You can also discourage bees from nesting around your home by:

 

  • Sealing up access points to your roof void and wall cavities where bees may enter.
  • If you have a hive removed, clear out any remaining wax and comb.  It has a strong smell which can attract more bees into the area.
  • Eliminate clover from your lawn – the flowers attract bees which we can step on, resulting in a sting.
  • Consider the kinds of flowers that you plant in your garden – certain types are less attractive to bees.  Ask your local nursery for advice.
  • Bees collect water and carry it back to their hive to help keep it cool.  Eliminate any water sources around your yard to discourage thirsty bees.

 

Bee Removal – Bee Control

1300 Pest Control treatments are environmentally friendly, child and animal safe and can be specifically tailored to suit your needs.

Bees in Wall Cavities: Bees in Roof:

When a problem hive needs to be eliminated, a fast knockdown, professional pest control treatment may need to be used.  Generally we are only called for Bee Colony Removal if Bees have nested in-between wall cavities and in roof voids or where the situation could be a concern for public health such as in school buildings and other public places.

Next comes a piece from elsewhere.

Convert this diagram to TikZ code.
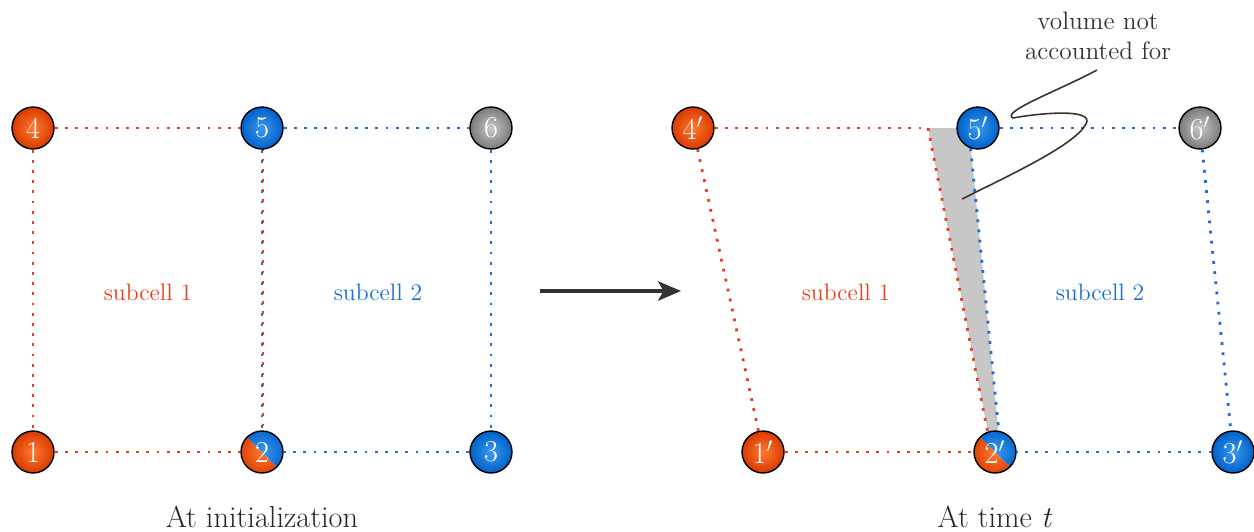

This will kill the bees quickly and efficiently, removing any risk to your family and pets.  We can also assess a situation and liase with bee catchers & bee keepers where possible, particularly when it comes to Australian Native Bees. In any case it is best to consult with a professional first, a Pest Controller or Beekeeper instead of trying to deal with a hive removal yourself.

 

Interesting Fact on Bees

Honeybees are often preyed upon by hornets.  Rather than wasting their stings, one species of honeybee will “microwave” their wasp enemies.  Working as a team, hundreds of bees will grasp the hornet and smother it with their bodies, forming a huge buzzing ball.  Their body movements quickly generate a lot of heat – up to 47 degrees!  But while honeybees can withstand these high temperatures, hornets can’t and will quickly die.